**TASK GOAL**
Pull out from the material below all lines with "React".

**DATA IN THIS EXERCISE**
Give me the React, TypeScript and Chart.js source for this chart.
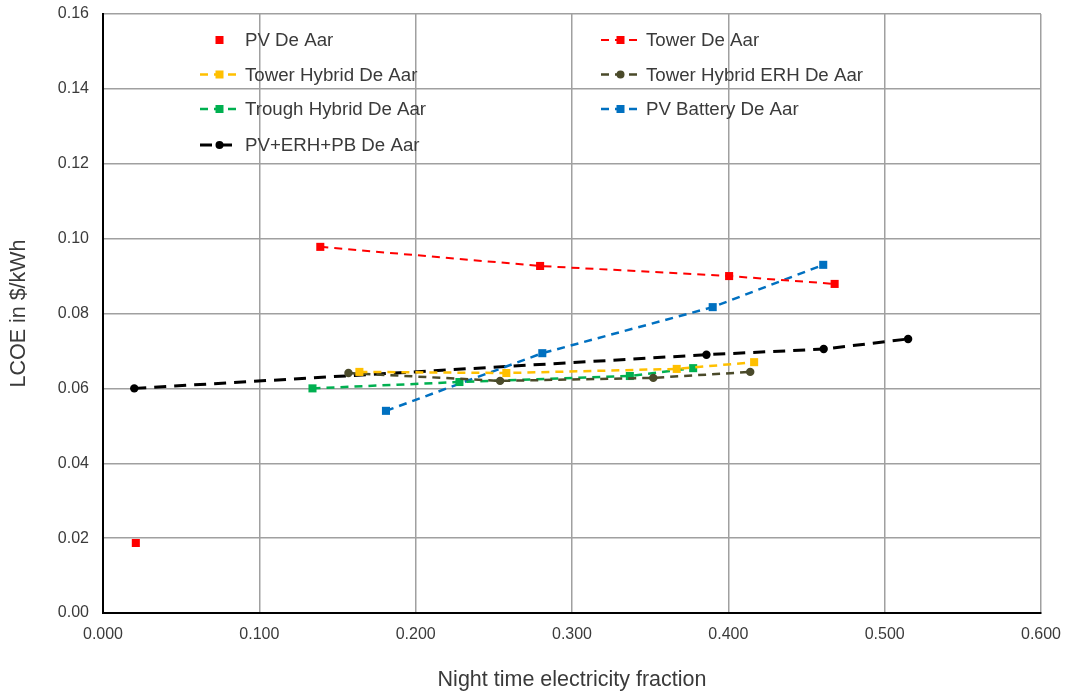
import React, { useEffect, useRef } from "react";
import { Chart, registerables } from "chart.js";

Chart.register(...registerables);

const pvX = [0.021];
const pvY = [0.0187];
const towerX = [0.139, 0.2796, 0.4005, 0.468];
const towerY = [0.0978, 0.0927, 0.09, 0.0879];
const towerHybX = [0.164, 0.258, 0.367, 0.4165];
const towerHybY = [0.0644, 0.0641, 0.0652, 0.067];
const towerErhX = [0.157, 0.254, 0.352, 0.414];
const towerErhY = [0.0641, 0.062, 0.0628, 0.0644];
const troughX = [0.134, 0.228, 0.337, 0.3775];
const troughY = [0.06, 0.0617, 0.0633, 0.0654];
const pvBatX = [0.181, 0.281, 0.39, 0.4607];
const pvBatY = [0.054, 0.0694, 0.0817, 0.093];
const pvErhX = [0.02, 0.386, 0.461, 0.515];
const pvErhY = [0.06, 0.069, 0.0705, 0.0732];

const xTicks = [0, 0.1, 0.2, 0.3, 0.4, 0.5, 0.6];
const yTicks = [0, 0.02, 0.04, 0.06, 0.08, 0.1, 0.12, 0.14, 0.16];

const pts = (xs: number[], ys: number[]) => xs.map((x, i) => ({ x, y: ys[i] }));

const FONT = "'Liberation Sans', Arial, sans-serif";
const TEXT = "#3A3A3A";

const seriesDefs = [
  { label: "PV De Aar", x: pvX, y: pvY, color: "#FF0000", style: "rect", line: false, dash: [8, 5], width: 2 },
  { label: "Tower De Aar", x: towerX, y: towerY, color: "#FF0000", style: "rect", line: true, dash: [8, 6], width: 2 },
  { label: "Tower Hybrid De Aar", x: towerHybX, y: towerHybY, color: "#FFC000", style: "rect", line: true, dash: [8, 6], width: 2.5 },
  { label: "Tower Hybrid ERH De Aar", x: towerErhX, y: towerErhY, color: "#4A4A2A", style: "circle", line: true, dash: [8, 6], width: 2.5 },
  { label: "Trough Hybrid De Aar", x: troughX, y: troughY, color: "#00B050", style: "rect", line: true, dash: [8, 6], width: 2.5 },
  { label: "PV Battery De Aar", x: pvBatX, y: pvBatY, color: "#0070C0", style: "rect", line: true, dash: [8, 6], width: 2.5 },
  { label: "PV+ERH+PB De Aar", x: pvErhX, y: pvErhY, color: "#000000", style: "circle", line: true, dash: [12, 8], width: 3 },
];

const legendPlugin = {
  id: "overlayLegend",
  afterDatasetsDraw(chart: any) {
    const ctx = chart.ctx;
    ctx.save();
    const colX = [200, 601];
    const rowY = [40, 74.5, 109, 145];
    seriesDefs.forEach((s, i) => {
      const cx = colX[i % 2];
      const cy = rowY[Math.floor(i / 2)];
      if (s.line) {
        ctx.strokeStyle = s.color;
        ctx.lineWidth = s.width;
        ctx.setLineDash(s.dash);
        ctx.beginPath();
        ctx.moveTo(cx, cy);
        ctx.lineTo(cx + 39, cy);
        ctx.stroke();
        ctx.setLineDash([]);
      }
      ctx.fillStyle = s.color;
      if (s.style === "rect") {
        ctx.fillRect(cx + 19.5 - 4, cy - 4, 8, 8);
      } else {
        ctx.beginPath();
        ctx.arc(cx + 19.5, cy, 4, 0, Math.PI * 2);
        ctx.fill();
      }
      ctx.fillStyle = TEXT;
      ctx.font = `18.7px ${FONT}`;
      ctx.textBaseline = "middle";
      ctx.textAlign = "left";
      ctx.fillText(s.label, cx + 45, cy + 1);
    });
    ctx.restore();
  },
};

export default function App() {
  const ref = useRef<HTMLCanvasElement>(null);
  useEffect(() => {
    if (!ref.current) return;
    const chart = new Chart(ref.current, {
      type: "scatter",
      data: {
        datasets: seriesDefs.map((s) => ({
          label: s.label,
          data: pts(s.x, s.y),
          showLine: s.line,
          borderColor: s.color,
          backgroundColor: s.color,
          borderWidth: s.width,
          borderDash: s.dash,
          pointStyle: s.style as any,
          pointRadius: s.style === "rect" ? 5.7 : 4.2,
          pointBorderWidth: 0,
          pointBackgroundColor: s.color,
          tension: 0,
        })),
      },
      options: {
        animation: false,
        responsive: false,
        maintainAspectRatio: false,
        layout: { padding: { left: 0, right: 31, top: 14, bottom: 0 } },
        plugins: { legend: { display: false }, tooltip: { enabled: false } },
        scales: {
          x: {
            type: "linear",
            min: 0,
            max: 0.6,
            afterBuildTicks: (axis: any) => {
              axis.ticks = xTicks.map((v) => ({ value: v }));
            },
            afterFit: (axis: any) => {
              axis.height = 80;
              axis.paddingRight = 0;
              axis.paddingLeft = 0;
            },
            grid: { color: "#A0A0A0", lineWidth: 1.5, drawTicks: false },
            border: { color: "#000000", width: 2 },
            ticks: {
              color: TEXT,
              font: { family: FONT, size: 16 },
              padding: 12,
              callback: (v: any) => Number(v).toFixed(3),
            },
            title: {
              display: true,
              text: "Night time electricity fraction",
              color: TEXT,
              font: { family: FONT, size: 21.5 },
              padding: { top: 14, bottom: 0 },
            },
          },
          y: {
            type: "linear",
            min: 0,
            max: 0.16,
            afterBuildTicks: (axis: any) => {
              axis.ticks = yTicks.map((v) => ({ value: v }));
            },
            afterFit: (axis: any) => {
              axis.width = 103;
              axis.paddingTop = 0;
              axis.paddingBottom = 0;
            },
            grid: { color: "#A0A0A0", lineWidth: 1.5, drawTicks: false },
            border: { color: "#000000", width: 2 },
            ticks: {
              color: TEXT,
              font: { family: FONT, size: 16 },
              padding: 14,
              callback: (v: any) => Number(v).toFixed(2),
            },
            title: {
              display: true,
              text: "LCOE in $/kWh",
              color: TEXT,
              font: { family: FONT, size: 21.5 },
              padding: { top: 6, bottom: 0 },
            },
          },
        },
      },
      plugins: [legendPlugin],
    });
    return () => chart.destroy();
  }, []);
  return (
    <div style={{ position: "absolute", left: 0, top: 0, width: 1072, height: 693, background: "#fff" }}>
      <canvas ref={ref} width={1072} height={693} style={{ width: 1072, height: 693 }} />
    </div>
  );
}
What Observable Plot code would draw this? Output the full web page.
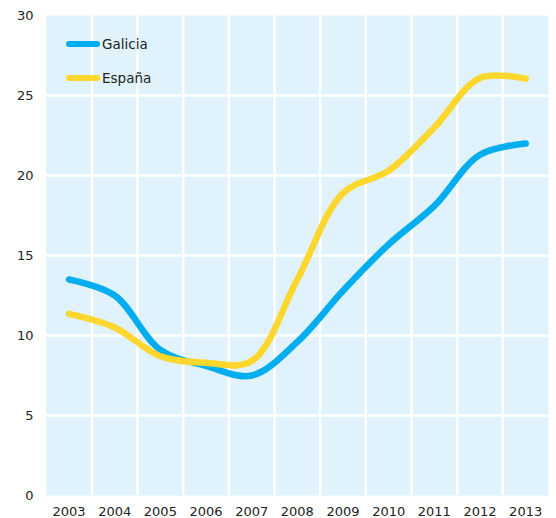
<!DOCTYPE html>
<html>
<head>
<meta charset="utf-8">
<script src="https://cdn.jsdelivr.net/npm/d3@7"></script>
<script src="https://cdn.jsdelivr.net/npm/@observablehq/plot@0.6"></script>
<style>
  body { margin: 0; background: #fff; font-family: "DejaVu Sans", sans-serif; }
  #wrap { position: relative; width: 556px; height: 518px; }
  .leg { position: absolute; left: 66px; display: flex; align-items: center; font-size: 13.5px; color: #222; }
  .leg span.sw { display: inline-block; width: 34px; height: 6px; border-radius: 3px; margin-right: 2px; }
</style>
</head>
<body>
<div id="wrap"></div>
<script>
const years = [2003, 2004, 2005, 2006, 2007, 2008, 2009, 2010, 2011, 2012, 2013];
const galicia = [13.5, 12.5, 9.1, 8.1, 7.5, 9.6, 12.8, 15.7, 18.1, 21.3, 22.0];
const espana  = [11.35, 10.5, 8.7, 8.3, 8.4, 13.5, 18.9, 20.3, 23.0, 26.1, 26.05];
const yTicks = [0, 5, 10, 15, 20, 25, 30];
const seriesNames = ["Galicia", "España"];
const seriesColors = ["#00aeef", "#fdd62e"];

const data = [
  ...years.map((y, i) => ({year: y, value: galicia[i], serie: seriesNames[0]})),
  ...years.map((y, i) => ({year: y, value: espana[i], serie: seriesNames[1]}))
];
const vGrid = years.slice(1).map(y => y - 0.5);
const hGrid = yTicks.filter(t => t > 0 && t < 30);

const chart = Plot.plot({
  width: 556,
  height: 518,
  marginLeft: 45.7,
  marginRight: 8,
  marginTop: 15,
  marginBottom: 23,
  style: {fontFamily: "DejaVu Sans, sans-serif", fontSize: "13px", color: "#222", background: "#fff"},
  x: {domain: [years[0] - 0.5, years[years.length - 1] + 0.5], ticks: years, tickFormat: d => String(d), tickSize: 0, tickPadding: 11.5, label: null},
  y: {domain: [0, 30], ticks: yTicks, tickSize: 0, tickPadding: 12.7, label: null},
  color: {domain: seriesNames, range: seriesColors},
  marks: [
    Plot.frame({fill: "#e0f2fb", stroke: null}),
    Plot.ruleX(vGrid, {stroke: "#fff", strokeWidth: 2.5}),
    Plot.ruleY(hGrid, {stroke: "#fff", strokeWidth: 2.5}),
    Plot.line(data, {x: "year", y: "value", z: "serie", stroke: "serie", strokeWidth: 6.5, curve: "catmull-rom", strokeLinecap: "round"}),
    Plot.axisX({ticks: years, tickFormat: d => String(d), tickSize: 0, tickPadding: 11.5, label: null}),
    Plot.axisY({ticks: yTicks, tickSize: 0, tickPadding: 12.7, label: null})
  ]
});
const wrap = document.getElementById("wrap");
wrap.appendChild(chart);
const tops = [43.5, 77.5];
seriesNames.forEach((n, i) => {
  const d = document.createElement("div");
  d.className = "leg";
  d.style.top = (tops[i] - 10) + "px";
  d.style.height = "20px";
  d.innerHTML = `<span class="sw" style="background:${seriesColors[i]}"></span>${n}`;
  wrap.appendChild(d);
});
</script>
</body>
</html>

**RESPONSE TO THIS EXERCISE**
Give me the React, TypeScript and Chart.js source for this chart.
import React, { useEffect, useRef } from "react";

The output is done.